Reste que pour éviter les déboires de 2018, le CIVB a décidé de réagir. Des groupes de travail vont être constitués, de façon à se projeter et anticiper sur les aléas climatiques et de production. « Le but sera d’y fixer des objectifs de commercialisation par pays sur six mois, ce qui devrait nous permettre ensuite, en fonction des appellations, de gérer nos stocks », expliquait Bernard Farges.
Deux marchés en recul : France et Chine
L’an dernier, deux grands marchés ont ralenti l’activité : la France, premier marché en volume (56 %) et en valeur (48 %), avec – 12 % en volume et – 7 % en valeur ; et la Chine, premier débouché extérieur en volume (436 000 hl) et deuxième en valeur (311 millions d’euros) derrière Hong Kong (327 millions d’euros), avec – 31 % en volume et – 22 % en valeur.
« Sur les douze autres destinations principales du bordeaux, nous progressons, même si nous subissons une érosion en Belgique, en Allemagne, aux Pays-Bas. En particulier, nous restons stables sur deux marchés majeurs : le Royaume-Uni et les États-Unis », se félicitait Allan Sichel.
En Chine, les importations globales de vins tranquilles (hors effervescents) ont régressé de 9 %, dans un contexte de ralentissement économique et de guerre commerciale avec les États-Unis. En outre, la France y est confrontée à la concurrence de deux pays, liés par des accords de libre-échange au géant asiatique, le Chili et l’Australie, qui livrent du vrac. Une partie de ce vin serait vendue, ensuite, au consommateur sous étiquette chinoise.
Avec un faible millésime 2017, bordeaux a dû sacrifier les prix bas en même temps que ces deux compétiteurs affirmaient leur position sur ce segment. Une situation qui justifierait à posteriori la stratégie du CIVB qui prône sur tous les marchés l’abandon des produits à bas prix pour se situer dans ce qu’il appelle le cœur de gamme, c’est-à-dire entre 5 et 15 euros la bouteille au consommateur final.
A. Sichel : « laissons Australiens et Chiliens développer le marché de masse »

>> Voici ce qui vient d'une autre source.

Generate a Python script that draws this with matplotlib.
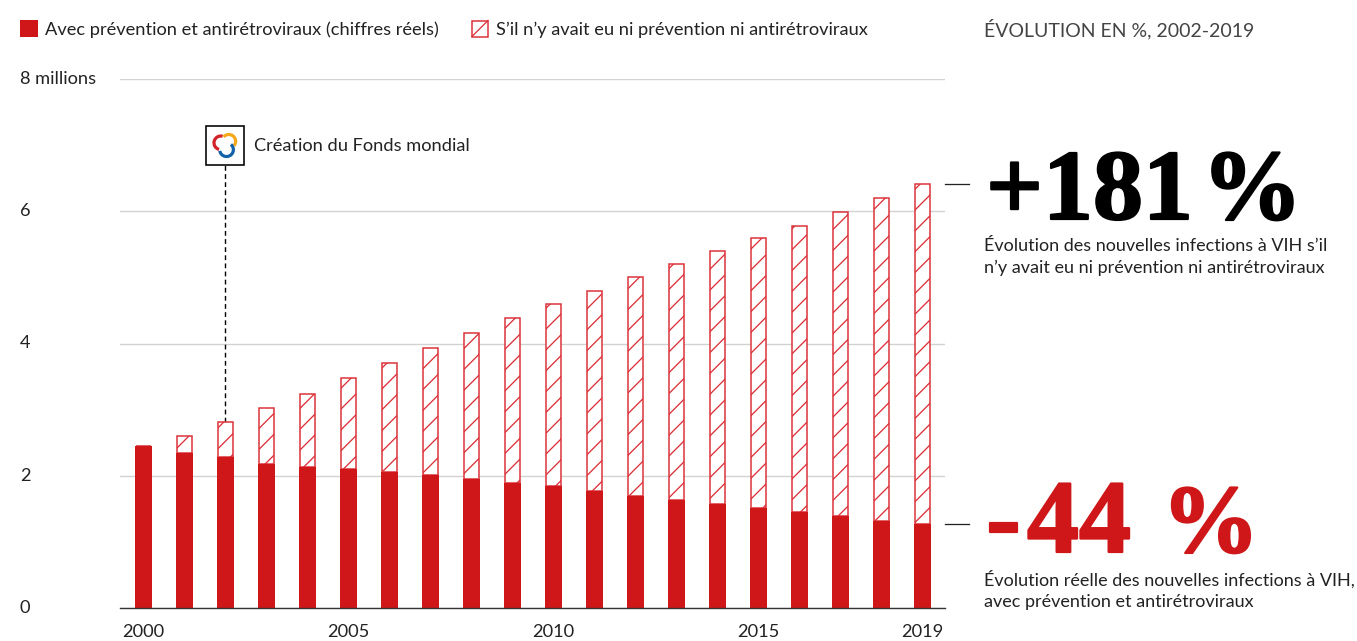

« Nous voulons créer la différenciation, expliquait Allan Sichel. Donc en Chine, nous ne voulons pas être sur le même niveau de prix. Bordeaux, c’est le milieu de gamme. Laissons Australiens et Chiliens développer le marché de masse, ce qui est bien pour l’essor de la consommation en général. A nous de travailler sur l’identité et surtout l’attractivité de nos vins en communiquant dans les réseaux sociaux sur la qualité de nos produits, leur valeur culturelle et en jouant sur l’image de la France ». Pour autant, reconnaissait le président du CIVB, « c’est un jeu fin, car on ne veut pas être perçu comme élitiste ». En 2018, le Chili et l’Australie auraient été les seuls pays dont les exportations ont progressé en Chine.
Le recul de bordeaux dans ce pays, après « une année extraordinaire », relativisait Bernard Farges, serait « conjoncturel », selon Allan Sichel, qui, s’il remarquait qu’il n’y avait pas à l’heure actuelle « de visibilité sur un retournement de la situation », percevait quand même « quelques frémissements » favorables. Il n’y aurait donc « pas réellement d’inquiétude » et on prévoirait déjà d’ici la fin de l’année une augmentation notable des exportations en Chine.

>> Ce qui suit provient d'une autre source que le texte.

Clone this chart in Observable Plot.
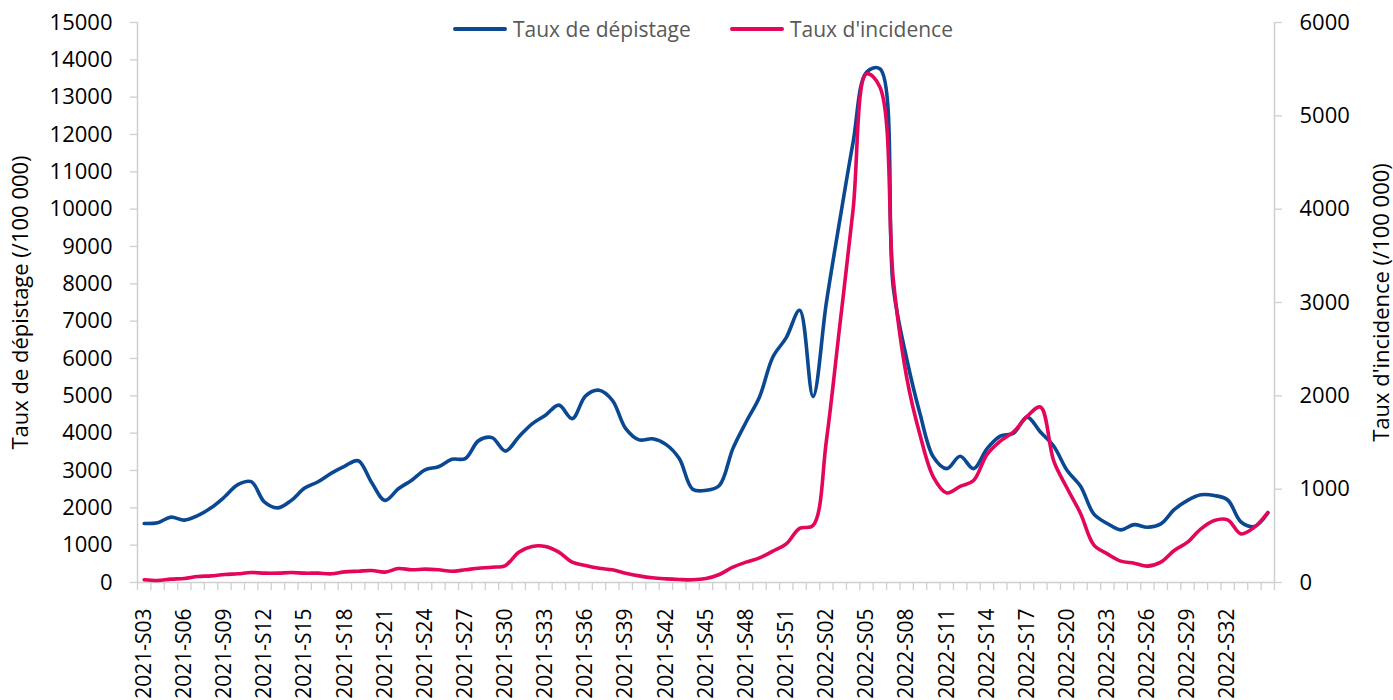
<!DOCTYPE html>
<html><head><meta charset="utf-8">
<script src="https://cdn.jsdelivr.net/npm/d3@7"></script>
<script src="https://cdn.jsdelivr.net/npm/@observablehq/plot@0.6"></script>
<style>
html,body{margin:0;padding:0;overflow:hidden;background:#fff;}
#wrap{position:relative;width:1393px;height:700px;font-family:"Open Sans",sans-serif;}
.leg{position:absolute;top:15px;display:flex;align-items:center;font-size:21px;color:#595959;white-space:nowrap;}
.sw{display:inline-block;width:54px;height:4px;margin-right:6px;border-radius:2px;}
</style></head><body>
<div id="wrap"></div>
<script>
const weeks = ["2021-S03","2021-S04","2021-S05","2021-S06","2021-S07","2021-S08","2021-S09","2021-S10","2021-S11","2021-S12",
"2021-S13","2021-S14","2021-S15","2021-S16","2021-S17","2021-S18","2021-S19","2021-S20","2021-S21","2021-S22",
"2021-S23","2021-S24","2021-S25","2021-S26","2021-S27","2021-S28","2021-S29","2021-S30","2021-S31","2021-S32",
"2021-S33","2021-S34","2021-S35","2021-S36","2021-S37","2021-S38","2021-S39","2021-S40","2021-S41","2021-S42",
"2021-S43","2021-S44","2021-S45","2021-S46","2021-S47","2021-S48","2021-S49","2021-S50","2021-S51","2021-S52",
"2022-S01","2022-S02","2022-S03","2022-S04","2022-S05","2022-S06","2022-S07","2022-S08","2022-S09","2022-S10",
"2022-S11","2022-S12","2022-S13","2022-S14","2022-S15","2022-S16","2022-S17","2022-S18","2022-S19","2022-S20",
"2022-S21","2022-S22","2022-S23","2022-S24","2022-S25","2022-S26","2022-S27","2022-S28","2022-S29","2022-S30",
"2022-S31","2022-S32","2022-S33","2022-S34","2022-S35"];

const depistage = [1580,1600,1750,1670,1790,2000,2290,2620,2700,2150,
2000,2200,2530,2700,2930,3120,3260,2680,2200,2510,
2740,3020,3100,3300,3320,3800,3880,3520,3900,4250,
4480,4750,4390,5000,5150,4880,4120,3820,3850,3700,
3320,2500,2470,2600,3580,4300,4970,6040,6560,7290,
4980,7500,9700,11800,13670,13760,7900,6000,4520,3360,
3050,3380,3050,3580,3920,4000,4430,4030,3650,3000,
2580,1830,1580,1410,1550,1480,1570,1950,2200,2350,
2330,2210,1620,1500,1860];

const incidence = [30,22,36,43,64,71,86,93,107,100,
100,107,100,100,93,114,121,129,111,150,
136,143,136,121,136,153,164,182,325,386,
386,325,218,182,153,136,100,71,50,39,
32,29,43,86,164,218,264,336,414,580,
610,1520,2750,4000,5450,5310,3250,2200,1580,1130,
960,1030,1093,1370,1515,1615,1780,1880,1300,1010,
740,400,307,229,207,175,218,343,432,575,
664,671,521,593,750];

const tickLabels = ["2021-S03","2021-S06","2021-S09","2021-S12","2021-S15","2021-S18","2021-S21","2021-S24","2021-S27","2021-S30",
"2021-S33","2021-S36","2021-S39","2021-S42","2021-S45","2021-S48","2021-S51","2022-S02","2022-S05","2022-S08",
"2022-S11","2022-S14","2022-S17","2022-S20","2022-S23","2022-S26","2022-S29","2022-S32"];

const leftTicks = [0,1000,2000,3000,4000,5000,6000,7000,8000,9000,10000,11000,12000,13000,14000,15000];
const rightTicks = [0,1000,2000,3000,4000,5000,6000];
const leftMax = 15000, rightMax = 6000;
const ratio = leftMax / rightMax;

const seriesNames = ["Taux de dépistage", "Taux d'incidence"];
const colors = ["#0b4892", "#e3065b"];

const rows = weeks.map((w, i) => ({week: w, dep: depistage[i], inc: incidence[i]}));

const W = 1393, H = 700, mL = 137, mR = 119, mT = 22, mB = 118;
const step = (W - mL - mR) / weeks.length;
const axisGray = "#cfcfcf";

const chart = Plot.plot({
  width: W, height: H,
  marginLeft: mL, marginRight: mR, marginTop: mT, marginBottom: mB,
  style: {fontFamily: "'Open Sans', sans-serif", fontSize: "21px", color: "#000", background: "transparent", overflow: "visible"},
  x: {type: "point", domain: weeks, padding: 0.5},
  y: {domain: [0, leftMax]},
  marks: [
    Plot.ruleY([0], {stroke: axisGray, strokeWidth: 1.5}),
    Plot.ruleX([weeks[0]], {dx: -step / 2, stroke: axisGray, strokeWidth: 1.5}),
    Plot.ruleX([weeks[weeks.length - 1]], {dx: step / 2, stroke: axisGray, strokeWidth: 1.5}),
    Plot.axisX(weeks, {tickSize: 8, tickFormat: () => "", dx: -step / 2, stroke: axisGray, strokeWidth: 1.3, label: null}),
    Plot.axisX([weeks[weeks.length - 1]], {tickSize: 8, tickFormat: () => "", dx: step / 2, stroke: axisGray, strokeWidth: 1.3, label: null}),
    Plot.axisX(tickLabels, {tickSize: 0, tickPadding: 26, tickRotate: -90, fontSize: 21, fill: "#000", label: null}),
    Plot.axisY(leftTicks, {anchor: "left", tickSize: 7, tickPadding: 18, stroke: axisGray, strokeWidth: 1.3,
      fontSize: 22, fill: "#000", tickFormat: d => String(d),
      label: "Taux de dépistage (/100 000)", labelAnchor: "center", labelArrow: "none", labelOffset: 125}),
    Plot.axisY(rightTicks.map(d => d * ratio), {anchor: "right", tickSize: 7, tickPadding: 18, stroke: axisGray, strokeWidth: 1.3,
      fontSize: 22, fill: "#000", tickFormat: d => String(Math.round(d / ratio)),
      label: "Taux d'incidence (/100 000)", labelAnchor: "center", labelArrow: "none", labelOffset: 114}),
    Plot.line(rows, {x: "week", y: "dep", stroke: colors[0], strokeWidth: 3.6, curve: "catmull-rom", strokeLinecap: "round", strokeLinejoin: "round"}),
    Plot.line(rows, {x: "week", y: d => d.inc * ratio, stroke: colors[1], strokeWidth: 3.6, curve: "catmull-rom", strokeLinecap: "round", strokeLinejoin: "round"})
  ]
});

const wrap = document.getElementById("wrap");
wrap.appendChild(chart);
const legLefts = [453, 730];
seriesNames.forEach((name, i) => {
  const item = document.createElement("div");
  item.className = "leg";
  item.style.left = legLefts[i] + "px";
  item.innerHTML = `<span class="sw" style="background:${colors[i]}"></span><span>${name}</span>`;
  wrap.appendChild(item);
});
</script>
</body></html>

Ce débouché ne peut, de toute façon, être négligé, si l’on considère les écarts de consommation entre la Chine – 5 litres par personne – et les marché mâtures – 25 litres – et encore plus la France – 45 litres. Les perspectives de croissance du marché sont donc considérables.
États-Unis, Royaume-Uni : une bonne performance
S’agissant des États-Unis, si bordeaux a stagné en volume, il a gagné 21 % en valeur à 279 millions d’euros. « Alors que ce pays a réduit ses importations globales de vin tranquille, nous y avons gagné des parts de marché. Pour autant, nous y restons sous-représentés, ce qui nous oblige à y pousser notre effort de communication », soulignait Allan Sichel.
C’est ainsi que, pour la première fois, le CIVB et l’Institut des vins allemand (DWI), dans le cadre d’un programme européen de trois ans, vont mener des actions de promotion communes auprès des influenceurs du commerce et des médias dans une série d’États : Californie, Oregon, Nevada, Caroline du Sud, Floride, Géorgie.
Quant au Royaume-Uni, au CIVB, on considère que malgré les circonstances défavorables liées au Brexit, la performance de l’Hexagone a été bonne en 2018. Les exportations y ont été stables en volume et en hausse de 15 % en valeur à 225 millions d’euros.
« L’état d’esprit est positif, mais plus la date avance, plus je m’inquiète », confiait le président du CIVB, qui s’est, toutefois, montré confiant dans la capacité des producteurs et négociants bordelais à s’adapter à une nouvelle donne. « Nous avons l’habitude du grand export ». C’est pourquoi, selon lui, il faudra juste « un peu de temps pour s’organiser ».